Letter to the Editor
Douglas County has a unique problem with the current economic recession. Not only do we have the same unemployment, housing and bank problems as the rest of the country, but unlike other counties, we also are suffering from a declining population while the population of both our country and state continues to increase.
This puts additional stress on the county’s economy and budget. This problem feeds on itself. No one wants to buy a home on a street with several vacant or abandoned houses. In addition, buying a house in or near a partially finished new development with huge mounds of dirt and torn up landscaping does not appeal to most people. Who would want to buy a house that can’t be resold?
Telling local seniors to keep their mouths shut and quit complaining because Douglas County has the most inadequate senior center and services in the Western United States doesn’t help the situation. Most of the senior inhabitants of Douglas County want a vibrant environment for the whole county. They should not be criticized for making suggestions on how to enact improvements.
Many of us grew up during the Great Depression so we have been through this situation before. Also, telling seniors that they are not welcomed in Douglas County does not help to attract new residents and eventually could result in a severe negative impact on our county’s economy.
Our county commissioners should look into how to solve our declining population problem before the eventual recovery process becomes extremely difficult. Cutting county services to balance the budget doesn’t solve the basic economic solutions. Complaining about the current recession and its causes also doesn’t resolve anything.
The fact that development of all these energy alternatives must be subsidized is proof that they are not economically feasible, nor are they reliable.
Windmills will not replace traditional power-generating facilities. It takes hours or days to get a power plant up and ready to go on line when the wind stops blowing. It is the same with solar power when the sun goes down or it clouds up.
Neither solar energy nor wind power are economical. They only work when government grants tax breaks and outright subsidies fund a huge part of the cost. This means transferring the cost to the taxpayers. There are no practical substitutes for hydrocarbon and nuclear energy.
Many costly experiments with wind farms and solar farms have proved exactly that they are pie-in-the-sky fantasies, invented for the politicians pretending to be genuinely concerned about the energy non-problem.
The fact that our “learned” legislators have mandated that utilities must purchase a percentage of their energy from “renewable” sources, no matter at what cost has only increased the price that consumers must pay.
As for coal-fired electrical power plants, they are not dirty as some editorial writers claim. Builders of coal-fired power plants spend huge amounts on scrubbers to remove pollution from the exhaust stacks. Admittedly, some CO2 is released. The CO2 claim is exaggerated by those promoting another agenda such as more government controls and world government. Government has never produced anything but tyranny. To expect government to solve the energy problem is naive.
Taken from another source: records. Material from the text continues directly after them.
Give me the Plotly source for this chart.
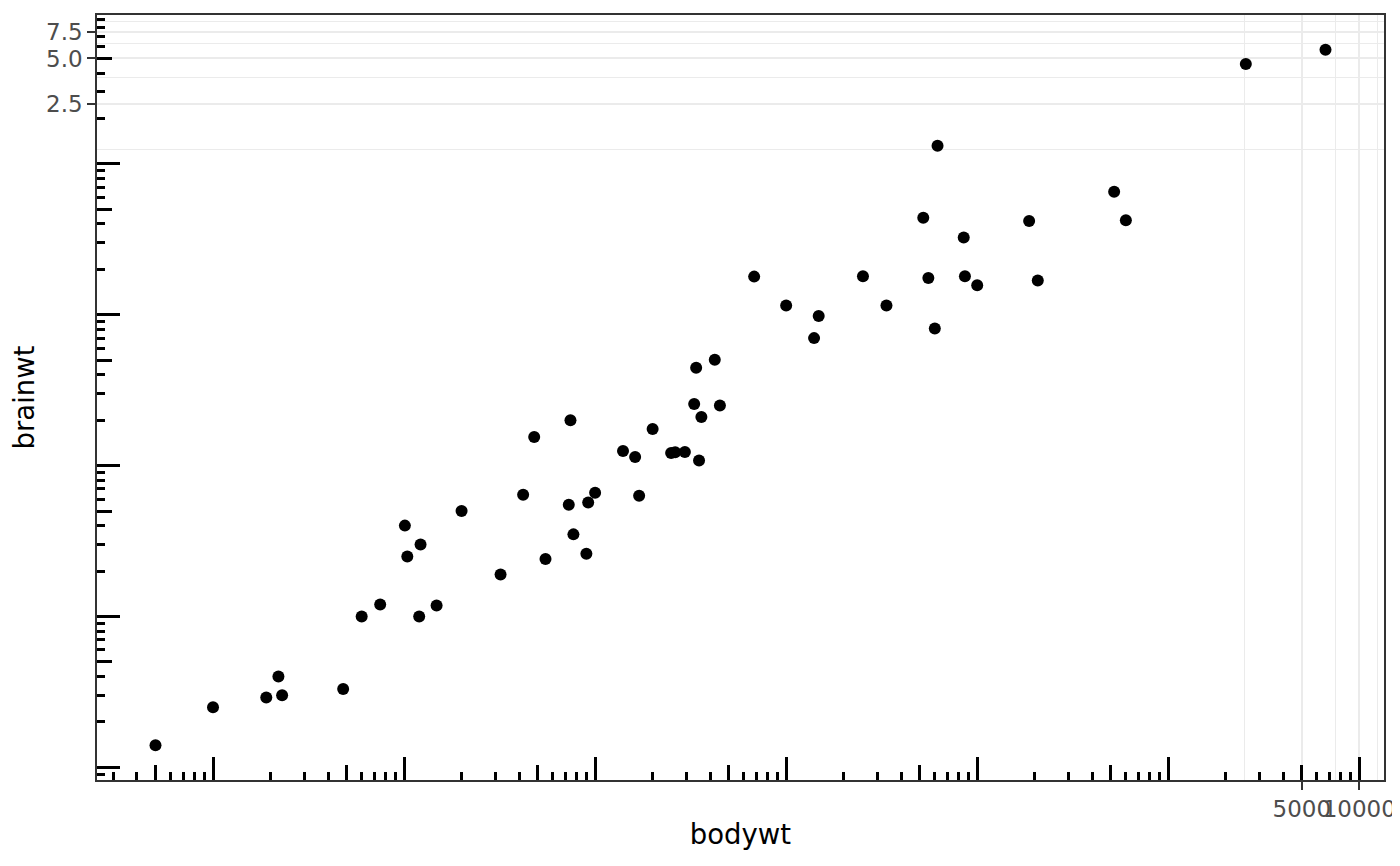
import numpy as np
import plotly.graph_objects as go

# msleep: body weight (kg) vs brain weight (kg), rows with a brain weight
bodywt = [0.005, 0.01, 0.019, 0.022, 0.023, 0.048, 0.06, 0.075, 0.101, 0.104,
          0.12, 0.122, 0.148, 0.2, 0.32, 0.42, 0.48, 0.55, 0.728, 0.743,
          0.77, 0.9, 0.92, 1.0, 1.4, 1.62, 1.7, 2.0, 2.5, 2.625,
          2.95, 3.3, 3.38, 3.5, 3.6, 4.23, 4.5, 6.8, 10.0, 14.0,
          14.8, 25.235, 33.5, 52.2, 55.5, 60.0, 62.0, 85.0, 86.25, 100.0,
          187.0, 207.501, 521.0, 600.0, 2547.0, 6654.0]
brainwt = [0.00014, 0.00025, 0.00029, 0.0004, 0.0003, 0.00033, 0.001, 0.0012, 0.004, 0.0025,
           0.001, 0.003, 0.00118, 0.005, 0.0019, 0.0064, 0.0155, 0.0024, 0.0055, 0.02,
           0.0035, 0.0026, 0.0057, 0.0066, 0.0125, 0.0114, 0.0063, 0.0175, 0.0121, 0.01227,
           0.0123, 0.0256, 0.0445, 0.0108, 0.021, 0.0504, 0.025, 0.179, 0.115, 0.07,
           0.0982, 0.18, 0.115, 0.44, 0.175, 0.081, 1.32, 0.325, 0.18, 0.157,
           0.419, 0.169, 0.655, 0.423, 4.603, 5.712]

# linear breaks (coord_trans keeps the untransformed breaks)
x_breaks = [5000, 10000]
x_labels = ["5000", "10000"]
x_minor = [2500, 7500, 12500]
y_breaks = [2.5, 5.0, 7.5]
y_labels = ["2.5", "5.0", "7.5"]
y_minor = [1.25, 3.75, 6.25, 8.75]


def log_range(vals):
    lo, hi = np.log10(min(vals)), np.log10(max(vals))
    pad = (hi - lo) * 0.05
    return [lo - pad, hi + pad]


def logticks(rng):
    decades = range(int(np.floor(rng[0])) - 1, int(np.ceil(rng[1])) + 1)
    inside = lambda v: rng[0] <= np.log10(v) <= rng[1]
    long_t = [10.0 ** d for d in decades if inside(10.0 ** d)]
    mid_t = [5 * 10.0 ** d for d in decades if inside(5 * 10.0 ** d)]
    short_t = [k * 10.0 ** d for d in decades for k in (2, 3, 4, 6, 7, 8, 9)
               if inside(k * 10.0 ** d)]
    return long_t, mid_t, short_t


xr = log_range(bodywt)
yr = log_range(brainwt)
xl, xm, xs = logticks(xr)
yl, ym, ys = logticks(yr)

GRID = "#EBEBEB"
fig = go.Figure()
fig.add_trace(go.Scatter(x=bodywt, y=brainwt, mode="markers",
                         marker=dict(color="black", size=12),
                         hoverinfo="x+y", showlegend=False))
# empty traces so the overlay axes get drawn
fig.add_trace(go.Scatter(x=[], y=[], xaxis="x2", yaxis="y2", showlegend=False))
fig.add_trace(go.Scatter(x=[], y=[], xaxis="x3", yaxis="y3", showlegend=False))

tick_font = dict(family="DejaVu Sans", size=23, color="#4D4D4D")
base_axis = dict(type="log", showline=True, linecolor="#333333", linewidth=1.5,
                 mirror=True, zeroline=False, ticks="outside", ticklen=8,
                 tickwidth=2, tickcolor="#333333", tickfont=tick_font,
                 tickangle=0, automargin=False, ticklabeloverflow="allow",
                 showgrid=True, gridcolor=GRID, gridwidth=2)
overlay = dict(type="log", showline=False, showgrid=False, zeroline=False,
               showticklabels=False, ticks="inside", tickcolor="black",
               tickwidth=2.5, tickmode="array", automargin=False)

# the page body adds an 8px offset, so the figure is sized to fit the window
fig.update_layout(
    width=1392, height=850,
    margin=dict(l=89, r=16, t=7, b=78),
    paper_bgcolor="white", plot_bgcolor="white",
    font=dict(family="DejaVu Sans", color="black"),
    xaxis=dict(base_axis, range=xr, tickmode="array", tickvals=x_breaks,
               ticktext=x_labels,
               minor=dict(tickmode="array", tickvals=x_minor, showgrid=True,
                          gridcolor=GRID, gridwidth=1, ticks=""),
               title=dict(text="bodywt", font=dict(size=27.5), standoff=3)),
    yaxis=dict(base_axis, range=yr, tickmode="array", tickvals=y_breaks,
               ticktext=y_labels,
               minor=dict(tickmode="array", tickvals=y_minor, showgrid=True,
                          gridcolor=GRID, gridwidth=1, ticks=""),
               title=dict(text="brainwt", font=dict(size=27.5), standoff=11)),
    xaxis2=dict(overlay, overlaying="x", anchor="y", side="bottom", range=xr,
                tickvals=xl, ticklen=23,
                minor=dict(tickmode="array", tickvals=xs, ticks="inside",
                           ticklen=8, tickwidth=2.5, tickcolor="black")),
    xaxis3=dict(overlay, overlaying="x", anchor="y", side="bottom", range=xr,
                tickvals=xm, ticklen=15),
    yaxis2=dict(overlay, overlaying="y", anchor="x", side="left", range=yr,
                tickvals=yl, ticklen=23,
                minor=dict(tickmode="array", tickvals=ys, ticks="inside",
                           ticklen=8, tickwidth=2.5, tickcolor="black")),
    yaxis3=dict(overlay, overlaying="y", anchor="x", side="left", range=yr,
                tickvals=ym, ticklen=15),
)

fig.write_html("out.html")
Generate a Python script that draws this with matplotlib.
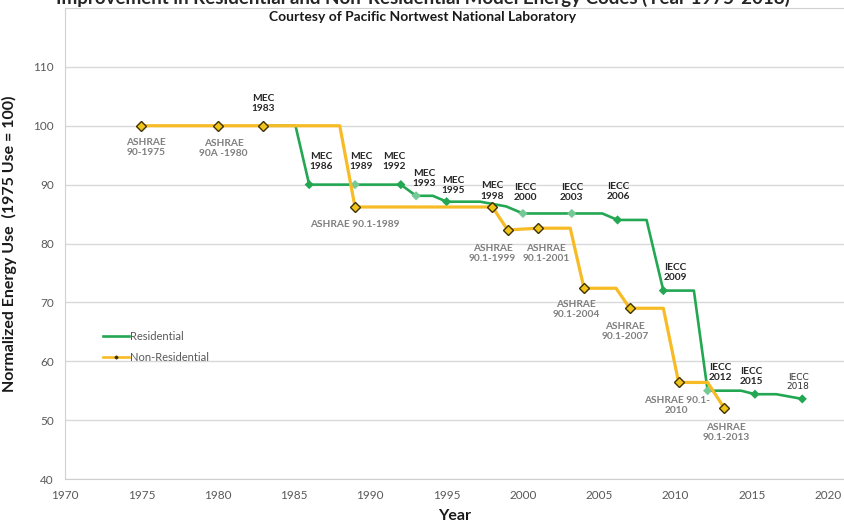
import matplotlib
matplotlib.use("Agg")
import matplotlib.pyplot as plt
from matplotlib.lines import Line2D

plt.rcParams['font.family'] = ['Lato', 'DejaVu Sans']

# Non-residential (ASHRAE 90 / 90.1) path
nonres_line_year = [1975, 1980, 1983, 1988, 1989, 1998, 1999, 2001, 2003.1, 2004, 2006.1, 2007, 2009.2, 2010.2, 2012.1, 2013.2]
nonres_line_value = [100, 100, 100, 100, 86.2, 86.2, 82.3, 82.6, 82.6, 72.4, 72.4, 69.0, 69.0, 56.4, 56.4, 52.0]
# code editions (marked points)
nonres_code_year = [1975, 1980, 1983, 1989, 1998, 1999, 2001, 2004, 2007, 2010.2, 2013.2]
nonres_code_value = [100, 100, 100, 86.2, 86.2, 82.3, 82.6, 72.4, 69.0, 56.4, 52.0]

# Residential (MEC / IECC) path
res_line_year = [1983, 1985.1, 1986, 1989, 1992, 1993, 1994.1, 1995, 1997.2, 1998.9, 2000, 2003.2, 2005.2, 2006.2, 2008.1, 2009.2, 2011.2, 2012.1, 2014.3, 2015.2, 2016.6, 2018.3]
res_line_value = [100, 100, 90.0, 90.0, 90.0, 88.1, 88.1, 87.1, 87.1, 86.3, 85.1, 85.1, 85.1, 84.0, 84.0, 72.0, 72.0, 55.0, 55.0, 54.4, 54.4, 53.6]
res_code_year = [1986, 1989, 1992, 1993, 1995, 2000, 2003.2, 2006.2, 2009.2, 2012.1, 2015.2, 2018.3]
res_code_value = [90.0, 90.0, 90.0, 88.1, 87.1, 85.1, 85.1, 84.0, 72.0, 55.0, 54.4, 53.6]

# labels: (text, year, value)
res_labels = [
    ("MEC\n1983", 1983, 100), ("MEC\n1986", 1986, 90.0), ("MEC\n1989", 1989, 90.0),
    ("MEC\n1992", 1992, 90.0), ("MEC\n1993", 1993, 88.1), ("MEC\n1995", 1995, 87.1),
    ("MEC\n1998", 1998, 86.2), ("IECC\n2000", 2000, 85.1), ("IECC\n2003", 2003.2, 85.1),
    ("IECC\n2006", 2006.2, 84.0), ("IECC\n2009", 2009.2, 72.0), ("IECC\n2012", 2012.1, 55.0),
    ("IECC\n2015", 2015.2, 54.4),
]
nonres_labels = [
    ("ASHRAE\n90-1975", 1975, 100), ("ASHRAE\n90A -1980", 1980, 100),
    ("ASHRAE 90.1-1989", 1989, 86.2), ("ASHRAE\n90.1-1999", 1999, 82.3),
    ("ASHRAE\n90.1-2001", 2001, 82.6), ("ASHRAE\n90.1-2004", 2004, 72.4),
    ("ASHRAE\n90.1-2007", 2007, 69.0), ("ASHRAE 90.1-\n2010", 2010.2, 56.4),
    ("ASHRAE\n90.1-2013", 2013.2, 52.0),
]
# label offsets in pixels (dx, dy up)
res_offsets = [(0, 22), (12, 23), (6, 23), (-7, 23), (8, 17), (7, 16), (0, 16),
               (2, 21), (0, 21), (1, 28), (12, 18), (13, 18), (-4, 18)]
nonres_offsets = [(5, -22), (6, -23), (0, -18), (-15, -24), (8, -25), (-8, -21),
                  (-5, -23), (-2, -23), (2, -24)]

green = '#23a752'
green_light = '#74c994'
gold = '#f7bb26'
gray_txt = '#7f7f7f'

# a few residential markers look washed out in the source image
light_idx = [1, 3, 5, 6, 9]
marker_colors = [green_light if i in light_idx else green for i in range(len(res_code_year))]

fig = plt.figure(figsize=(8.45, 5.22), dpi=100)
ax = fig.add_axes([65 / 845, 43 / 522, 780 / 845, 471 / 522])

ax.plot(res_line_year, res_line_value, color=green, lw=1.9, zorder=2, solid_joinstyle='round')
ax.scatter(res_code_year, res_code_value, marker='D', c=marker_colors, s=22, linewidths=0, zorder=3)
ax.plot(nonres_line_year, nonres_line_value, color=gold, lw=2.3, zorder=4, solid_joinstyle='round')
ax.plot(nonres_code_year, nonres_code_value, 'D', mfc='#f0c419', mec='#3f3200', mew=1.0, ms=5.3, ls='none', zorder=5)

for (txt, x, y), (dx, dy) in zip(res_labels, res_offsets):
    ax.annotate(txt, (x, y), xytext=(dx, dy), textcoords='offset pixels', ha='center', va='center',
                fontsize=7.3, fontweight='bold', color='#262626', linespacing=1.15, zorder=6)
for (txt, x, y), (dx, dy) in zip(nonres_labels, nonres_offsets):
    ax.annotate(txt, (x, y), xytext=(dx, dy), textcoords='offset pixels', ha='center', va='center',
                fontsize=7.3, fontweight='bold', color=gray_txt, linespacing=1.15, zorder=6)
ax.annotate("IECC\n2018", (2018.3, 53.6), xytext=(-4, 17), textcoords='offset pixels', ha='center',
            va='center', fontsize=6.5, color='#333333', family=['DejaVu Sans'], linespacing=1.1, zorder=6)

ax.set_xlim(1970, 2021.1)
ax.set_ylim(40, 120)
ax.set_xticks(range(1970, 2021, 5))
ax.set_yticks(range(40, 111, 10))
ax.tick_params(length=0, labelsize=8.5, labelcolor='#595959', pad=8)
ax.grid(axis='y', color='#d9d9d9', lw=1)
ax.set_axisbelow(True)
for s in ['left', 'bottom', 'top']:
    ax.spines[s].set_color('#d0d0d0')
ax.spines['right'].set_visible(False)

ax.set_ylabel('Normalized Energy Use  (1975 Use = 100)', fontsize=11.5, fontweight='bold', color='#1a1a1a', labelpad=12)
ax.set_xlabel('Year', fontsize=11.5, fontweight='bold', color='#1a1a1a', labelpad=6)

handles = [Line2D([], [], color=green, lw=1.9),
           Line2D([], [], color=gold, lw=1.9, marker='D', ms=1.5, mfc='#3f3200', mec='#3f3200')]
ax.legend(handles, ['Residential', 'Non-Residential'], loc='upper left', bbox_to_anchor=(0.036, 0.335),
          frameon=False, handlelength=2.3, handletextpad=0.1, labelspacing=0.9, prop={'size': 8},
          labelcolor='#595959')

# the source screenshot crops the top half of the main title
fig.text(0.5, 1 - 4 / 522, 'Improvement in Residential and Non-Residential Model Energy Codes (Year 1975-2018)',
         ha='center', va='baseline', fontsize=13.5, fontweight='bold', color='#262626')
fig.text(423 / 845, 1 - 17 / 522, 'Courtesy of Pacific Nortwest National Laboratory', ha='center', va='center',
         fontsize=10, fontweight='bold', color='#1a1a1a')

fig.savefig('out.png', dpi=100)
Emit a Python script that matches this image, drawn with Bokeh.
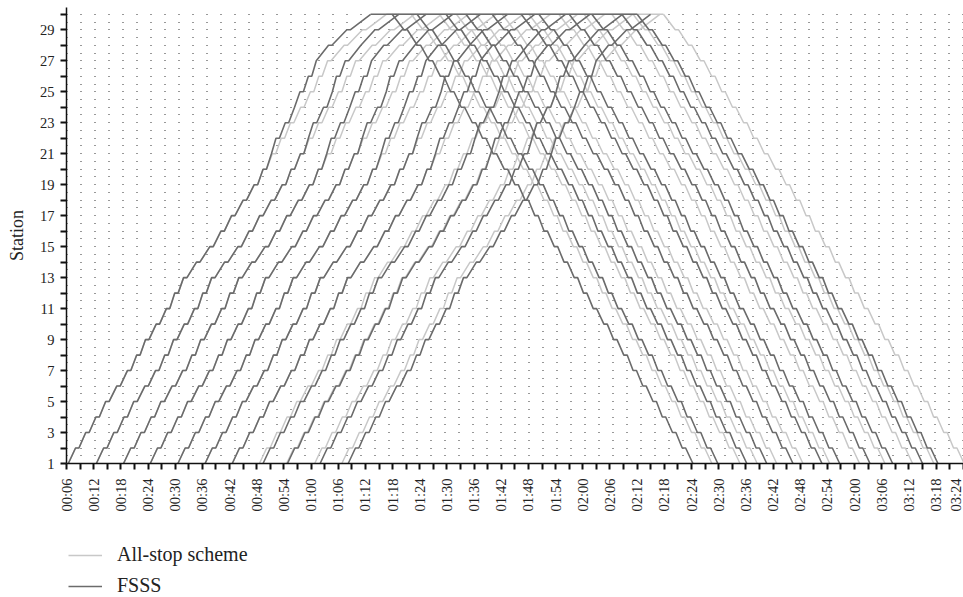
import numpy as np
from bokeh.plotting import figure
from bokeh.models import FixedTicker, Legend, LegendItem, Range1d
from bokeh.layouts import column
from bokeh.embed import file_html
from bokeh.resources import INLINE

# ---------------- data ----------------
stations = list(range(1, 31))

# section run times (min) between station s and s+1 (index s-1), all-stop
up_run = [1.6, 1.5, 1.5, 1.4, 1.7, 1.6, 1.3, 1.2, 1.6, 1.5,
          1.1, 1.2, 2.1, 2.2, 1.7, 1.6, 1.8, 1.7, 1.2, 1.3,
          1.2, 1.3, 1.5, 1.4, 1.1, 1.2, 2.9, 3.3, 4.5]
down_run = [1.6, 1.4, 1.5, 1.3, 1.5, 1.4, 1.3, 1.5, 1.4, 1.6,
            1.4, 1.3, 1.5, 1.4, 1.5, 1.3, 1.4, 1.5, 1.6, 1.7,
            1.6, 1.5, 1.7, 1.6, 1.5, 1.7, 1.9, 2.2, 2.6]
dwell_min = 0.75
skip_saving = 0.2

# departures (minutes after 00:00): up trips leave station 1, down trips leave station 30
up_dep_all = [6.4, 12.6, 18.6, 24.5, 30.6, 36.6, 42.6, 48.6, 54.6, 60.8, 66.8]
up_dep_fsss = [6.4, 12.6, 18.6, 24.5, 30.6, 36.6, 42.6, 49.4, 54.8, 62.0, 68.2]
down_dep_all = [82.1, 88.3, 92.1, 96.4, 102.2, 108.1, 114.7, 120.3, 126.4, 131.1, 137.8]
down_dep_fsss = [77.9, 83.4, 89.8, 94.2, 100.0, 106.4, 110.3, 117.0, 122.0, 128.6, 132.0]

# stations skipped (up direction) by the two FSSS train types
fsss_up_skip_a = [21, 24, 27]
fsss_up_skip_b = [22, 25, 28]

x_tick_values = [6, 12, 18, 24, 30, 36, 42, 48, 54, 60, 66, 72, 78, 84, 90, 96, 102,
                 108, 114, 120, 126, 132, 138, 144, 150, 156, 162, 168, 174, 180,
                 186, 192, 198, 204]
x_tick_labels = ["00:06", "00:12", "00:18", "00:24", "00:30", "00:36", "00:42", "00:48",
                 "00:54", "01:00", "01:06", "01:12", "01:18", "01:24", "01:30", "01:36",
                 "01:42", "01:48", "01:54", "02:00", "02:06", "02:12", "02:18", "02:24",
                 "02:30", "02:36", "02:42", "02:48", "02:54", "02:00", "03:06", "03:12",
                 "03:18", "03:24"]
x_minor_values = [9, 15, 21, 27, 33, 39, 45, 51, 57, 63, 69, 75, 81, 87, 93, 99, 105,
                  111, 117, 123, 129, 135, 141, 147, 153, 159, 165, 171, 177, 183,
                  189, 195, 201]
y_tick_values = [1, 3, 5, 7, 9, 11, 13, 15, 17, 19, 21, 23, 25, 27, 29]
y_minor_values = [2, 4, 6, 8, 10, 12, 14, 16, 18, 20, 22, 24, 26, 28, 30]
legend_labels = ["All-stop scheme", "FSSS"]


def run_path(start, seq, runs, skips):
    t = start
    xs, ys = [t], [seq[0]]
    for i in range(len(seq) - 1):
        a, b = seq[i], seq[i + 1]
        r = runs[i]
        if a in skips:
            r -= skip_saving
        if b in skips:
            r -= skip_saving
        t += r
        xs.append(t)
        ys.append(b)
        if i + 1 < len(seq) - 1 and b not in skips:
            t += dwell_min
            xs.append(t)
            ys.append(b)
    return xs, ys


def trips(up_deps, down_deps, fsss):
    all_x, all_y = [], []
    arrivals = []
    for k, ud in enumerate(up_deps):
        us = (fsss_up_skip_a if k % 2 == 0 else fsss_up_skip_b) if fsss else []
        ux, uy = run_path(ud, stations, up_run, us)
        arrivals.append(ux[-1])
        all_x.append(ux)
        all_y.append(uy)
    for dd in down_deps:
        dx, dy = run_path(dd, stations[::-1], down_run[::-1], [])
        all_x.append(dx)
        all_y.append(dy)
    # terminal occupancy at the last station
    all_x.append([min(arrivals), max(down_deps)])
    all_y.append([stations[-1], stations[-1]])
    return all_x, all_y


ax, ay = trips(up_dep_all, down_dep_all, False)
fx, fy = trips(up_dep_fsss, down_dep_fsss, True)

LIGHT = "#c8c8c8"
DARK = "#6b6b6b"
FONT = "Liberation Serif"

# ---------------- main figure ----------------
p = figure(width=963, height=528, output_backend="svg", toolbar_location=None,
           x_range=Range1d(6, 204.05), y_range=Range1d(1, 30.44),
           min_border_left=66, min_border_right=0, min_border_top=7,
           min_border_bottom=65)
p.outline_line_color = None
p.background_fill_color = "white"

p.xgrid.grid_line_color = None
p.ygrid.ticker = FixedTicker(ticks=[1 + 0.5 * i for i in range(60)])
p.ygrid.grid_line_color = "#333333"
p.ygrid.grid_line_dash = "1 13"
p.ygrid.grid_line_width = 1

p.multi_line(xs=ax, ys=ay, line_color=LIGHT, line_width=1.5)
p.multi_line(xs=fx, ys=fy, line_color=DARK, line_width=1.6)

for axis in (p.xaxis[0], p.yaxis[0]):
    axis.axis_line_color = "#111111"
    axis.axis_line_width = 1.5
    axis.major_tick_line_color = "#111111"
    axis.minor_tick_line_color = "#111111"
    axis.major_tick_line_width = 2
    axis.minor_tick_line_width = 2
    axis.major_tick_in = 0
    axis.major_tick_out = 6
    axis.minor_tick_in = 0
    axis.minor_tick_out = 6
    axis.major_label_text_font = FONT
    axis.major_label_text_font_size = "14.5px"
    axis.major_label_text_color = "#222222"

p.xaxis.ticker = FixedTicker(ticks=x_tick_values, minor_ticks=x_minor_values)
p.xaxis.major_label_overrides = {v: s for v, s in zip(x_tick_values, x_tick_labels)}
p.xaxis.major_label_orientation = 3.14159265 / 2
p.xaxis.major_label_standoff = 9

p.yaxis.ticker = FixedTicker(ticks=y_tick_values, minor_ticks=y_minor_values)
p.yaxis.major_label_standoff = 6
p.yaxis.axis_label = "Station"
p.yaxis.axis_label_text_font = FONT
p.yaxis.axis_label_text_font_style = "normal"
p.yaxis.axis_label_text_font_size = "18px"
p.yaxis.axis_label_text_color = "#222222"
p.yaxis.axis_label_standoff = 10

# ---------------- legend strip ----------------
q = figure(width=963, height=69, output_backend="svg", toolbar_location=None,
           x_range=Range1d(0, 1), y_range=Range1d(0, 1),
           min_border_left=66, min_border_right=0, min_border_top=0,
           min_border_bottom=0)
q.axis.visible = False
q.grid.grid_line_color = None
q.outline_line_color = None
nan_pt = np.array([np.nan])
r_light = q.line(x=nan_pt, y=nan_pt, line_color=LIGHT, line_width=1.5)
r_dark = q.line(x=nan_pt, y=nan_pt, line_color=DARK, line_width=1.6)
legend = Legend(items=[LegendItem(label=legend_labels[0], renderers=[r_light]),
                       LegendItem(label=legend_labels[1], renderers=[r_dark])],
                location=(2, 0), padding=0, margin=0, spacing=8,
                glyph_width=34, glyph_height=20, label_height=20,
                label_standoff=15, border_line_color=None,
                background_fill_alpha=0,
                label_text_font=FONT, label_text_font_size="20px",
                label_text_color="#222222")
q.add_layout(legend, "center")

layout = column(p, q, spacing=0)
open("out.html", "w").write(file_html(layout, INLINE))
It is government that has caused the problem.
A recent study by Stanford University concluded that they could generate the power for the United States with 750,000 windmills at 2,400 locations. This would cost umpteen trillions of dollars and at least double the cost of the power because of the expense of operating them. It’s just silly. It’s politics.
MERRITT K. YOCHUM
Can anyone tell me how it works? I read where oil prices have fallen another $5 a barrel, which is now somewhere near $41 a barrel, but the gas prices seem to be getting higher?
Then I see where Mobil/Exxon is showing profits in the billions, and the prices go higher? Am I missing something here?
Also, upon checking gas prices (retail), I found that the highest is in Alaska, at $2.99/gallon, and the lowest is $1.28/gallon, in Douglas, Wyo. This must mean someone from Mobil/Exxon lives in Wyoming?
Oh how I wish I had invested in oil stocks.
PHILLIP K. GREGORY
Someone missed the point:
Awhile ago I was in the Army living on an Army base. One day, 60 miles away from our base some radicals tossed a bomb into a place of worship killing four innocent young girls whose only crime was to be different than the bombers. Other people in the same group as those young girls were being hung and shot to death, or were being kidnapped on the street and reappearing dead and mutilated. Ten miles from our base another innocent person was beaten nearly to death with a tire chain for walking into the public library, simply for who he was.
If you think this sounds like Iraq or Afghanistan, like Shia Muslims and Sunni Muslims doing ethnic cleansing, you are thinking correctly, it does sound like that. But this was Alabama in the early ’60s.
The gentleman from Minden who thought the Inauguration was “racist” missed the point, in my opinion. Jan. 20 was a celebration of freedom in the United States of America. It was a huge moment. It wasn’t the culmination of a racist campaign nor the beginning of a racist presidency. The election, the presidency, are about change, not race.
But this inauguration was a double celebration. Something that will make the history books as being a great moment of the Civil Rights movement in America. Forgive us if we spent that one day celebrating the fact that the United States of America triumphed over prejudice. That is a really big deal! We have done something many nations can only dream about.
I dream of the day when Iraq can elect a Sunni to its presidency in a fair election and when Afghanistan can elect a Shia to president in a fair election. We showed the way.